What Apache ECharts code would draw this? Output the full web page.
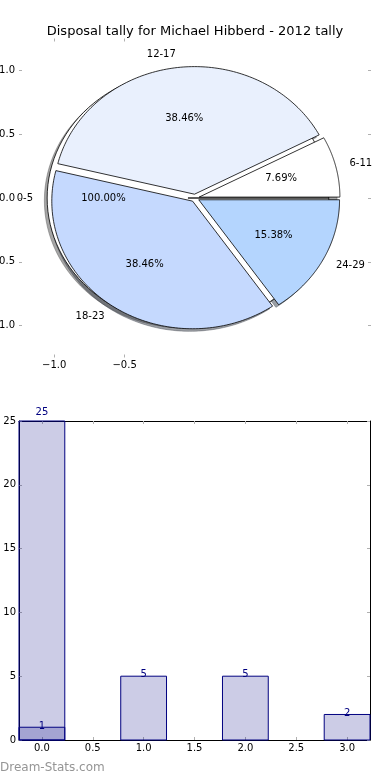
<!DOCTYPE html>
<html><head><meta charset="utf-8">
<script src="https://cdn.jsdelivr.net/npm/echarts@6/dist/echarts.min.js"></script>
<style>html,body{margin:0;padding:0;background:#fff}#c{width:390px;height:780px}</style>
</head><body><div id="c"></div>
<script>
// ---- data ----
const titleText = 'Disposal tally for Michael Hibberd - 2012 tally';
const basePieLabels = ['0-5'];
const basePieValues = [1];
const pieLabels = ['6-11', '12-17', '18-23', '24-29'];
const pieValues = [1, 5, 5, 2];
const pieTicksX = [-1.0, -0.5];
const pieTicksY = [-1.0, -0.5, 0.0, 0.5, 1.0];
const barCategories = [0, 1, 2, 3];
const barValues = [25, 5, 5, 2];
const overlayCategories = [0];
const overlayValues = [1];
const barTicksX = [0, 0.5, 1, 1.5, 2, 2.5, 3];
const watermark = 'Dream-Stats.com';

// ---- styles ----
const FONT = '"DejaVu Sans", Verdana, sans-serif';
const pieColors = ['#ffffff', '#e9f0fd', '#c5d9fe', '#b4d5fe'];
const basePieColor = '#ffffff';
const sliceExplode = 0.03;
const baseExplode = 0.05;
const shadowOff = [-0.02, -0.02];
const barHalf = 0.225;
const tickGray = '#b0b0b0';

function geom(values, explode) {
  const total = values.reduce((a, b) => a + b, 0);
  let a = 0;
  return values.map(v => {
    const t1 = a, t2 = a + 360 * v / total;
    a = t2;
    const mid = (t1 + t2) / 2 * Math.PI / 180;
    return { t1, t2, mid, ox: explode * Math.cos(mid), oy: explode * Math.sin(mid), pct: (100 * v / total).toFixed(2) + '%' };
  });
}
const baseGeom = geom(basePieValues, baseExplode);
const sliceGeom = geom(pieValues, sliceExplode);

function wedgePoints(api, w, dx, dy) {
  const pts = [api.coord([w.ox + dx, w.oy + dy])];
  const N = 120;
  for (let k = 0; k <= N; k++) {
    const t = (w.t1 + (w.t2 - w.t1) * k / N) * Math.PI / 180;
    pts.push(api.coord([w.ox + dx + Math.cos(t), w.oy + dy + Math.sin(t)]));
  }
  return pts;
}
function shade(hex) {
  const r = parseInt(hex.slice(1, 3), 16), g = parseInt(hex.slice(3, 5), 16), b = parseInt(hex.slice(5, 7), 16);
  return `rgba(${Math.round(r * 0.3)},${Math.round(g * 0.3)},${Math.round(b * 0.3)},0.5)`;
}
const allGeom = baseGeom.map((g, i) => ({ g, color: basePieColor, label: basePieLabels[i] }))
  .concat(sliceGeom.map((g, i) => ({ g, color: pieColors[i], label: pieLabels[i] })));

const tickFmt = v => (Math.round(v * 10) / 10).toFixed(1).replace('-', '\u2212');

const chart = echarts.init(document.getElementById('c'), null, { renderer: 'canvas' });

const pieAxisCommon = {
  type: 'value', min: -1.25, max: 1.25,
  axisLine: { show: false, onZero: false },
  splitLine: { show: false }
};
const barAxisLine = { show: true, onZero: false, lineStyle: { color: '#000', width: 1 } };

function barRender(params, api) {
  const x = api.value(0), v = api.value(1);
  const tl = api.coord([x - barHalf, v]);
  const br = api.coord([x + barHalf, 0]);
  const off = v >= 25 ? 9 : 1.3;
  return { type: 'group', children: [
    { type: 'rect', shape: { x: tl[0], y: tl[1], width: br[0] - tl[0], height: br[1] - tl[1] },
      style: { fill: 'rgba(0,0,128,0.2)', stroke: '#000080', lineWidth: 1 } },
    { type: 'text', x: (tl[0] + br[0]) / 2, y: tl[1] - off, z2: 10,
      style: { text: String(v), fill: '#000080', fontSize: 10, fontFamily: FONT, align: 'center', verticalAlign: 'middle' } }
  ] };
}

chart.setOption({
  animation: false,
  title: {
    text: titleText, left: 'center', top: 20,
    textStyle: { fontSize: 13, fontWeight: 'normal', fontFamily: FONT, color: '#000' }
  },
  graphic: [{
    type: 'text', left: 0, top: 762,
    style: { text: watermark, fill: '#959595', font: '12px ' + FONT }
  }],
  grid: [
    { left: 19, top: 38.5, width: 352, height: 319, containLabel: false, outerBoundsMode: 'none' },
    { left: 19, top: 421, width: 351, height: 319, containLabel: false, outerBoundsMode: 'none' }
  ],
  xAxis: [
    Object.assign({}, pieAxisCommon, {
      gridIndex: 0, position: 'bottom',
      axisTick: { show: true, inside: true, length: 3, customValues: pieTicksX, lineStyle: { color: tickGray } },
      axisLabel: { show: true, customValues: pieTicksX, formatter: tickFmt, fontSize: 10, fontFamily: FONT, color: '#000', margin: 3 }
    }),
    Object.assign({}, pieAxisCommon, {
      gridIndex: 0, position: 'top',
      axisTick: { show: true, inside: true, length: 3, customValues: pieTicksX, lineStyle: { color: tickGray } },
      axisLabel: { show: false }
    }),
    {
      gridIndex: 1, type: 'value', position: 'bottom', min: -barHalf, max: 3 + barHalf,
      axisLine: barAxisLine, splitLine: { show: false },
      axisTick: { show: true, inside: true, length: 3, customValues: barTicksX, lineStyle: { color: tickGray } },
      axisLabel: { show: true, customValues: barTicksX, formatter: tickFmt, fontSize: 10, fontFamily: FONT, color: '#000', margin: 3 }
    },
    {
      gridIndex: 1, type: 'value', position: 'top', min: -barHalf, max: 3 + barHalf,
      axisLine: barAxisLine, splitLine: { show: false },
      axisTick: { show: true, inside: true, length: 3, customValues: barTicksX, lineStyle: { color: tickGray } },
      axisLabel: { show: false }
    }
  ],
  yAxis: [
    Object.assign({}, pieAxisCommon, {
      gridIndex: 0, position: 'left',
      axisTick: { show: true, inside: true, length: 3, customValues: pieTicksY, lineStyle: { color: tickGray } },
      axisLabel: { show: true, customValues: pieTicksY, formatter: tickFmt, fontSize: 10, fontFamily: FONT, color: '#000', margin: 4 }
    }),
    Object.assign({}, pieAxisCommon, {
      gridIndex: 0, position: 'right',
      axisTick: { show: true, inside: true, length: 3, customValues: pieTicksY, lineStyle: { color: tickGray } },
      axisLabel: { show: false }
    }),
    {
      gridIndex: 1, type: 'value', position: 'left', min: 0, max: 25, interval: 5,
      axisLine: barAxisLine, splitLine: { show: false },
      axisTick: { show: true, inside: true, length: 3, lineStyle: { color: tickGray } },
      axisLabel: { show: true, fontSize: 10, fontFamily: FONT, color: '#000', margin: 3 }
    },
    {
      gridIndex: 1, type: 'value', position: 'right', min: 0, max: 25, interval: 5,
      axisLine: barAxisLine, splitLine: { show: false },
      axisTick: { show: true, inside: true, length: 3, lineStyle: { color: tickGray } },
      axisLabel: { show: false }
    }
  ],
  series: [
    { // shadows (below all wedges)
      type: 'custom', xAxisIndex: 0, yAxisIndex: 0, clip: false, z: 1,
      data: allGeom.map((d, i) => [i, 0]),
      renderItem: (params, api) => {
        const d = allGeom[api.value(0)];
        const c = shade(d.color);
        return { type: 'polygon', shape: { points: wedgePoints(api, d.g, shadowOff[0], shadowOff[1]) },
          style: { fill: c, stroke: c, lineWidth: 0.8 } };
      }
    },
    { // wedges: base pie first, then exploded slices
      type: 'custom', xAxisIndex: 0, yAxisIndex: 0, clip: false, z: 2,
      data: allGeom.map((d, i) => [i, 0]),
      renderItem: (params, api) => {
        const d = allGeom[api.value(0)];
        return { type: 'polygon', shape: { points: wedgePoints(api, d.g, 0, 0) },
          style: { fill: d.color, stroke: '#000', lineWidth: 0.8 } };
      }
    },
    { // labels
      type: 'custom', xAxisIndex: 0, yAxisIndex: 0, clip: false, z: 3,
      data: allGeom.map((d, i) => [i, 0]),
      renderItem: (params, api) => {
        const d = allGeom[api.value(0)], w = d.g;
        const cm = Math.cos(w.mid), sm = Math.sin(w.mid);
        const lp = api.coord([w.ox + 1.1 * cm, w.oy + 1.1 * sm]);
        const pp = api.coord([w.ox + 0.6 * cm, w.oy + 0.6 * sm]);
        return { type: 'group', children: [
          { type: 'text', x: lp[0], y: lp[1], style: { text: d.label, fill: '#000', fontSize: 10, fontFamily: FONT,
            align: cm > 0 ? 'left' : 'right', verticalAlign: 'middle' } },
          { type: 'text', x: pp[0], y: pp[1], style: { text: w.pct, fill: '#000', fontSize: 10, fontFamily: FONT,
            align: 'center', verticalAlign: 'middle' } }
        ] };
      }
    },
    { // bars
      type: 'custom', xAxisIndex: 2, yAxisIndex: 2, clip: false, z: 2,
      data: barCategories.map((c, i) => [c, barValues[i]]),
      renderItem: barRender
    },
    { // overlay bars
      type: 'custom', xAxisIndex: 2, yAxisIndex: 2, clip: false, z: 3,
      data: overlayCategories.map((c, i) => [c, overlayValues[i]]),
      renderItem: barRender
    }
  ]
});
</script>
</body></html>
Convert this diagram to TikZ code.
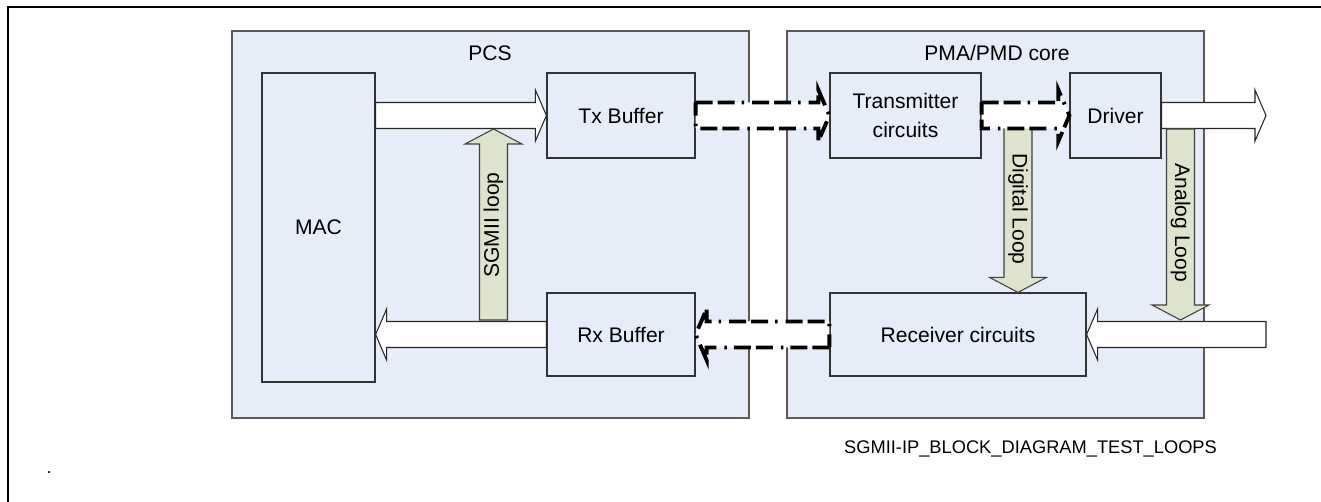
________________________
Look at the listing and set down only the lines from its start through the line with "const tickGray = '#b0b0b0';", word for word and without pictures.

■ **REPLY**:
What Apache ECharts code would draw this? Output the full web page.
<!DOCTYPE html>
<html><head><meta charset="utf-8">
<script src="https://cdn.jsdelivr.net/npm/echarts@6/dist/echarts.min.js"></script>
<style>html,body{margin:0;padding:0;background:#fff}#c{width:390px;height:780px}</style>
</head><body><div id="c"></div>
<script>
// ---- data ----
const titleText = 'Disposal tally for Michael Hibberd - 2012 tally';
const basePieLabels = ['0-5'];
const basePieValues = [1];
const pieLabels = ['6-11', '12-17', '18-23', '24-29'];
const pieValues = [1, 5, 5, 2];
const pieTicksX = [-1.0, -0.5];
const pieTicksY = [-1.0, -0.5, 0.0, 0.5, 1.0];
const barCategories = [0, 1, 2, 3];
const barValues = [25, 5, 5, 2];
const overlayCategories = [0];
const overlayValues = [1];
const barTicksX = [0, 0.5, 1, 1.5, 2, 2.5, 3];
const watermark = 'Dream-Stats.com';

// ---- styles ----
const FONT = '"DejaVu Sans", Verdana, sans-serif';
const pieColors = ['#ffffff', '#e9f0fd', '#c5d9fe', '#b4d5fe'];
const basePieColor = '#ffffff';
const sliceExplode = 0.03;
const baseExplode = 0.05;
const shadowOff = [-0.02, -0.02];
const barHalf = 0.225;
const tickGray = '#b0b0b0';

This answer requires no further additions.